3. I’m right back where I started from. The deciding factor was this moment: A few days ago marked the 3rd anniversary of my first official Great Fitness Experiment (just in my notes, I didn’t start blogging about it for several months so this blog won’t be 3 until September). That day I weighed myself and you know what? I weighed exactly the same as the day I started, to the ounce. Three years of blood, sweat and tears and I am exactly where I started from except hopefully a little bit smarter. Over the past 3 years – not counting my pregnancy – I’ve fluctuated 20 pounds and 14% body fat and yet when all the dust settled, here I am. Still the same. Still me.
Of course I have learned to love exercise for many reasons beyond its weight-loss benefits and the journey has been immensely entertaining, educational and poignant but – and I’m going to invoke Einstein here – the definition of insanity is doing the same thing over and over again and expecting different results. The problem isn’t that I haven’t lost the weight I set out to. The problem is that for all my Experimenting, I still hate myself. And that breaks my own heart!

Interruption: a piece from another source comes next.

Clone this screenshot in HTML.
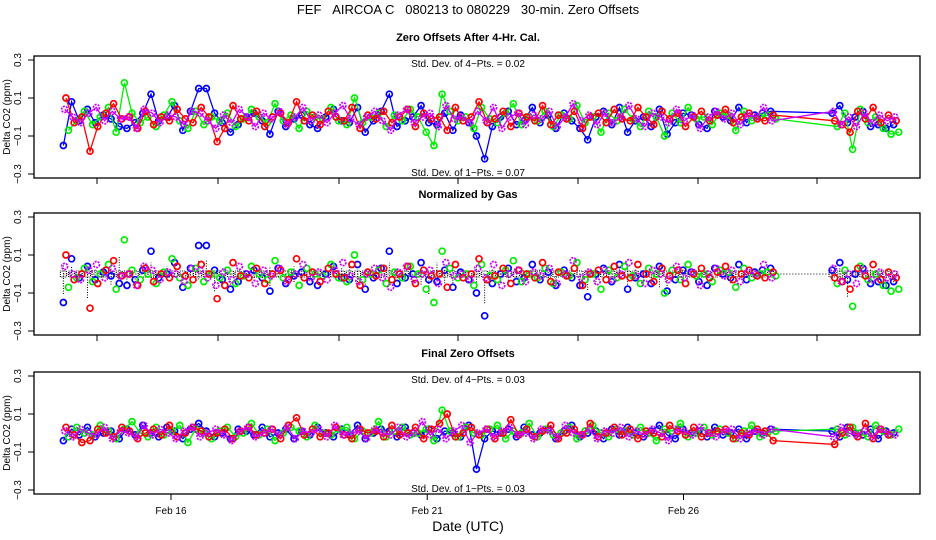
<!DOCTYPE html>
<html><head><meta charset="utf-8"><style>
body{margin:0;background:#fff;}
svg{display:block;font-family:"Liberation Sans",sans-serif;}
</style></head><body>
<svg id="chart" width="936" height="540" viewBox="0 0 936 540">
<text x="468" y="14" font-size="13" text-anchor="middle">FEF&#160;&#160;&#160;AIRCOA C&#160;&#160;&#160;080213 to 080229&#160;&#160;&#160;30-min. Zero Offsets</text>
<text x="468" y="531" font-size="14" text-anchor="middle">Date (UTC)</text>
<g id="panels"></g>
</svg>
<script>
const times=[13.90,14.06,14.21,14.37,14.52,14.68,14.83,14.99,15.14,15.30,15.45,15.61,15.76,15.92,16.07,16.23,16.38,16.54,16.69,16.85,17.00,17.16,17.31,17.47,17.62,17.78,17.93,18.09,18.24,18.40,18.55,18.71,18.86,19.02,19.17,19.33,19.48,19.64,19.79,19.95,20.10,20.26,20.41,20.57,20.72,20.88,21.03,21.19,21.34,21.50,21.65,21.81,21.96,22.12,22.27,22.43,22.58,22.74,22.89,23.05,23.20,23.36,23.51,23.67,23.82,23.98,24.13,24.29,24.44,24.60,24.75,24.91,25.06,25.22,25.37,25.53,25.68,25.84,25.99,26.15,26.30,26.46,26.61,26.77,26.92,27.08,27.23,27.39,27.54,27.70,28.90,29.05,29.20,29.35,29.50,29.65,29.80,29.95,30.10];
// panel 1 values (x0.01 ppm)
const blue1=[-15,8,-2,4,-3,1,-1,-5,-6,-3,2,12,-2,0,6,-7,3,15,15,2,-3,-8,-4,0,2,-2,-9,3,-5,-1,1,-4,-6,0,4,-2,-3,5,-8,-2,3,12,-5,-2,0,6,-3,-4,2,-7,1,-3,-10,-22,-5,0,3,-4,-2,5,-3,1,-6,2,-2,-6,-12,0,3,-4,5,-8,-2,0,-5,4,-9,-3,2,1,-4,-6,3,0,-2,5,-3,1,2,3,2,6,-3,0,3,-5,-4,-6,-4];
const red1=[10,-3,0,-18,-5,2,7,-1,0,-6,3,-4,0,-2,4,-1,-3,5,0,-13,-6,6,-1,-2,3,-5,0,2,-3,8,-2,1,-4,3,0,-2,5,-6,1,-1,3,-3,0,4,-5,2,-1,0,-7,5,-2,0,8,-3,-1,3,-5,2,0,-2,6,-4,1,-1,3,-6,0,2,-3,4,-1,-2,5,0,-4,3,-1,2,-5,0,3,-2,1,4,-3,0,2,-1,-2,1,-2,-4,-8,3,-1,5,-3,1,-2];
const green1=[-7,-2,3,-4,0,5,-8,18,2,-3,0,-5,1,8,-2,-6,3,-4,0,-2,2,-5,-1,4,0,-3,7,-2,1,-6,3,0,-1,5,-2,-4,10,-3,0,2,-5,1,-2,4,0,-8,-15,12,3,-2,0,-6,5,-1,-3,2,7,-4,0,-2,3,-5,1,-1,6,-3,0,-8,2,-2,4,-1,-5,3,0,-10,2,-3,5,-1,0,-4,2,1,-7,3,-2,0,1,-1,-5,2,-17,4,-3,0,-6,-9,-8];
const magenta1=[4,0,-3,2,5,-2,3,-1,0,-6,4,2,-3,1,0,-4,3,2,-2,-6,1,-3,4,0,-5,2,-1,3,-4,0,5,-2,1,-3,2,6,-1,-4,0,3,-2,-7,1,4,-3,0,2,-5,6,-1,0,-3,3,-2,5,-6,0,2,-4,1,-1,3,-5,0,7,-2,1,-4,2,-3,0,6,-1,-5,2,0,-3,4,-2,1,-6,0,3,-1,2,-4,1,0,5,-2,3,-4,0,-5,2,-3,1,-2,0];
// panel 3 values (x0.01 ppm)
const blue3=[-4,2,-1,3,-2,0,1,-3,2,-1,4,0,-2,3,1,-3,2,5,1,-2,0,-3,2,1,-1,3,-2,0,2,-3,1,-1,3,0,-2,2,-1,4,-3,0,2,1,-2,3,0,-1,2,-3,1,0,-2,4,-19,-3,1,0,2,-2,3,-1,0,2,-3,1,4,-2,0,1,-3,2,-1,3,0,-2,1,4,-1,-3,2,0,1,-2,3,-1,0,2,-3,1,0,2,1,-2,3,0,-1,2,-3,1,0];
const red3=[3,-1,-5,-4,2,0,-2,3,1,-3,0,2,-1,4,-2,0,3,1,-2,0,2,-3,1,3,-1,0,2,-3,4,8,-1,2,-2,0,3,-1,-3,2,0,1,-2,4,-1,0,3,-3,2,5,10,-2,0,3,-1,2,-3,0,7,-1,2,-2,1,4,-3,0,2,-1,5,-2,0,3,-1,2,-3,1,0,-2,4,1,-1,3,-2,0,1,2,-3,0,-1,2,1,-4,-6,0,3,-2,5,-3,2,-1];
const green3=[-2,3,0,-1,4,1,-3,2,6,0,-2,3,-1,1,4,-5,2,0,-3,1,3,-2,0,5,-1,2,-4,0,3,1,-2,4,0,-1,2,3,-3,1,0,6,-2,1,3,-1,0,2,-4,12,1,-2,3,0,-1,2,4,-3,1,0,5,-2,2,-1,0,3,-3,1,4,0,-2,2,1,-1,3,0,-4,2,1,5,-2,0,3,-1,2,0,-3,1,4,-2,0,1,2,-1,3,0,-2,4,1,-1,2];
const magenta3=[1,-2,2,0,-1,3,-3,1,0,-2,4,-1,2,0,-3,1,3,-2,0,2,-1,-4,1,3,-2,0,2,-1,3,-3,1,0,2,-2,4,-1,0,1,-3,2,0,-1,3,-2,0,6,-1,2,-3,1,4,-5,0,2,-2,1,3,-1,0,-3,2,1,-2,4,0,-1,2,-3,1,0,3,-2,1,-1,2,0,-4,2,1,-1,3,0,-2,1,2,-3,0,1,-1,2,-2,3,0,-1,1,-2,2,0,-1];
const yTicks=[0.3,0.1,-0.1,-0.3];
const xTickDays=[16,21,26];
const xTickLabels=["Feb 16","Feb 21","Feb 26"];
const minorTicksPx=[97,218,339,458,578,698,817];

const NS="http://www.w3.org/2000/svg";
const root=document.getElementById('panels');
const L=34,R=920;
function xs(d){return 171+(d-16)*51.25;}
function mk(tag,attrs,parent){const e=document.createElementNS(NS,tag);for(const k in attrs)e.setAttribute(k,attrs[k]);(parent||root).appendChild(e);return e;}
const colors={blue:"#0000ff",red:"#ff0000",green:"#00ee00",magenta:"#cc00ff"};

function panel(idx,top,title,sd4,sd1,series,lines,normalized){
  const g=mk('g',{});
  
  
  const yTop=top+4,yBot=top+118;
  const ys=v=>yTop+(0.3-v)/0.6*(yBot-yTop);
  const t=mk('text',{x:468,y:top-15,'font-size':11,'font-weight':'bold','text-anchor':'middle'},g);
  t.textContent=title;
  
  
  const fr=mk('rect',{x:L,y:top,width:R-L,height:122,fill:'none',stroke:'#000','stroke-width':1.3},g);
  
  
  yTicks.forEach(v=>{
    const y=ys(v);
    mk('line',{x1:L-6,x2:L,y1:y,y2:y,stroke:'#000'},g);
    const tl=mk('text',{x:0,y:0,'font-size':10,'text-anchor':'middle',transform:`translate(21,${y}) rotate(-90)`},g);
    tl.textContent=v.toFixed(1).replace('-','\u2212');
    
    
  });
  const yl=mk('text',{x:0,y:0,'font-size':10,'text-anchor':'middle',transform:`translate(10,${top+61}) rotate(-90)`},g);
  yl.textContent='Delta CO2 (ppm)';
  
  
  if(idx<3){minorTicksPx.forEach(x=>mk('line',{x1:x,x2:x,y1:top+122,y2:top+128,stroke:'#000'},g));}
  else{xTickDays.forEach((d,i)=>{const x=xs(d);mk('line',{x1:x,x2:x,y1:top+122,y2:top+128,stroke:'#000'},g);
    const tx=mk('text',{x:x,y:top+142,'font-size':10,'text-anchor':'middle'},g);tx.textContent=xTickLabels[i];
    
    });}
  if(sd4){const s=mk('text',{x:468,y:top+11,'font-size':10,'text-anchor':'middle'},g);s.textContent=sd4;
    
    }
  if(sd1){const s=mk('text',{x:468,y:top+120,'font-size':10,'text-anchor':'middle'},g);s.textContent=sd1;
    
    }
  if(normalized){
    mk('line',{x1:xs(times[0]),x2:xs(times[times.length-1]),y1:ys(0),y2:ys(0),stroke:'#000','stroke-dasharray':'1,2'},g);
    const n=Math.min(times.length,blue1.length,green1.length);
    for(let i=0;i<n;i++){const x=xs(times[i]);
      const lo=Math.min(blue1[i],green1[i],red1[i],magenta1[i])/100*0.7, hi=Math.max(blue1[i],green1[i],red1[i],magenta1[i])/100*0.5;
      mk('line',{x1:x,x2:x,y1:ys(lo),y2:ys(hi),stroke:'#000','stroke-dasharray':'1,1.5','stroke-width':1},g);
      mk('rect',{x:x-3,y:ys(0)-3,width:6,height:6,fill:'none',stroke:'#000','stroke-width':1,'stroke-dasharray':'1,1'},g);}
  }
  series.forEach(([name,vals])=>{
    const n=Math.min(times.length,vals.length);
    const off={blue:0,red:0.05,green:0.1,magenta:0.025}[name];
    if(lines){let d='';for(let i=0;i<n;i++)d+=(i?'L':'M')+xs(times[i]+off).toFixed(1)+','+ys(vals[i]/100).toFixed(1);
      const p=mk('path',{d:d,fill:'none',stroke:colors[name],'stroke-width':1.3},g);
      
      }
    for(let i=0;i<n;i++){
      const c=mk('circle',{cx:xs(times[i]+off),cy:ys(vals[i]/100),r:3,fill:'none',stroke:colors[name],'stroke-width':1.7},g);
      if(name==='magenta')c.setAttribute('stroke-dasharray','2,1');
      
      
    }
  });
}
panel(1,56,'Zero Offsets After 4-Hr. Cal.','Std. Dev. of 4\u2212Pts. =  0.02','Std. Dev. of 1\u2212Pts. =  0.07',[['blue',blue1],['green',green1],['red',red1],['magenta',magenta1]],true,false);
panel(2,213,'Normalized by Gas','','',[['blue',blue1],['green',green1],['red',red1],['magenta',magenta1]],false,true);
panel(3,372,'Final Zero Offsets','Std. Dev. of 4\u2212Pts. =  0.03','Std. Dev. of 1\u2212Pts. =  0.03',[['blue',blue3],['green',green3],['red',red3],['magenta',magenta3]],true,false);
</script>
</body></html>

4. I need balance. This is probably the most salient of all my reasons: I don’t have the time to maintain the GFE anymore. Cutting back on posting helped but it made me realize (as so many of you fellow bloggers already know) that actually writing a post is about 25% of the work of blogging. I’d spend an hour a day writing – which I adore and will do regardless of whether I have an audience or not – but then I’d easily spend 3-4 more hours a day researching, answering e-mails, dealing with PR people, managing giveaways, connecting with other fitbloggers, doing guest posts, commenting/reading other sites and so forth. I’m not saying I don’t enjoy it – I have absolutely loved every minute of doing this blog – but it’s turned into a full-time job. One that I don’t get paid for. I am not complaining. Every step of this has been my choice and I have loved it, but my kids are so very young and they need me so very much. It won’t always be this way. And I want to be there for them while they still want me to be. Plus I have a hot husband that I need to spend more time ravaging. That’s hard to do when I don’t go to bed until midnight.

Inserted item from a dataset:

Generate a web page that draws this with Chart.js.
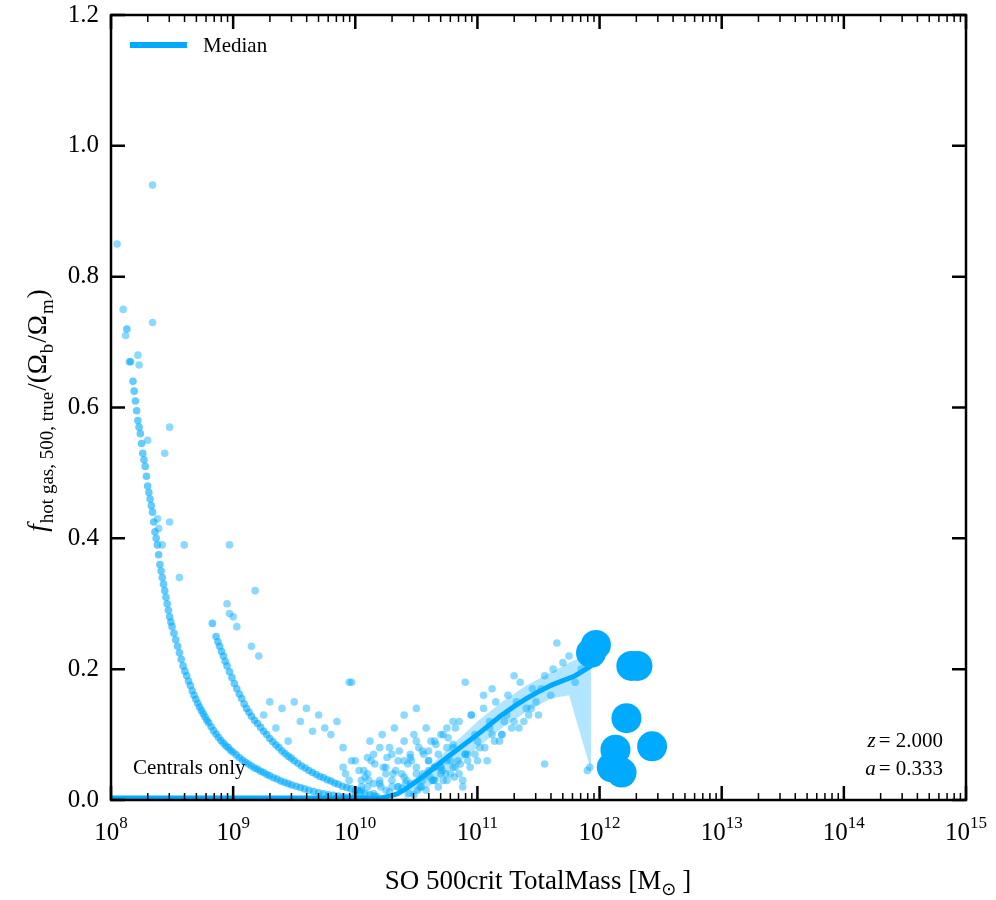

I plan on leaving this blog up but more as a static page for news and updates about my book. Oh yes, there is still a Great Fitness Experiment book. Somewhere. I’ve written it. Clerisy Press bought it. They paid me a lovely advance in full (wheee!) and so I presume they intend to actually commit it to paper at some point. I’ll let you know when I know. (Although now it’s been two years since I’ve done those Experiments and I’m a little worried because there are at least three now totally inappropriate Michael Jackson jokes and at least one nipple-clamp reference that need to be fixed before it gets published lest I look like a totally insensitive fetishist.)
I’ve started work on a second book, this one more of a memoir about my exercise addiction. I’m excited about this because – as you have probably noticed – I’m kind of wordy. I hate being limited by post length (generally 400-800 words, max). So now I can flesh out my crazy in full color. Or at least chronological order. I’m not sure what I will do with it once it is finished. Perhaps I will just post it here and give it away. In the meantime I still have my gigs at the Huffington Post and iVillage although I post there rather infrequently.
I would also like to get more paid work – magazine articles, op-eds, etc. So if you really miss me (and are a publisher or editor), feel free to contact me!
Good Bye and Good Night
Now I’m sitting here bawling. Seriously. When I first started this blog (as an anonymous Goth, no less) I never imagined it would have become the wonderful place that it is. It wasn’t me that made it so great though, it was all of you. Every single one of you who commented, e-mailed or even just read quietly giggling to yourself, all of you who joined in my Experiments, all my Gym Buddies past and present, made this what it was. I love you guys. I am immensely grateful for all of you for sharing your lives with me and letting me be a part of you. Part of me feels like I’m really letting you guys down; it feels like failure. For that I apologize. I’ve made some great friends here and I hope I don’t lose any of you! I’m not going away forever. But when I come back it will be different.
Thank you all for (nearly) three great years!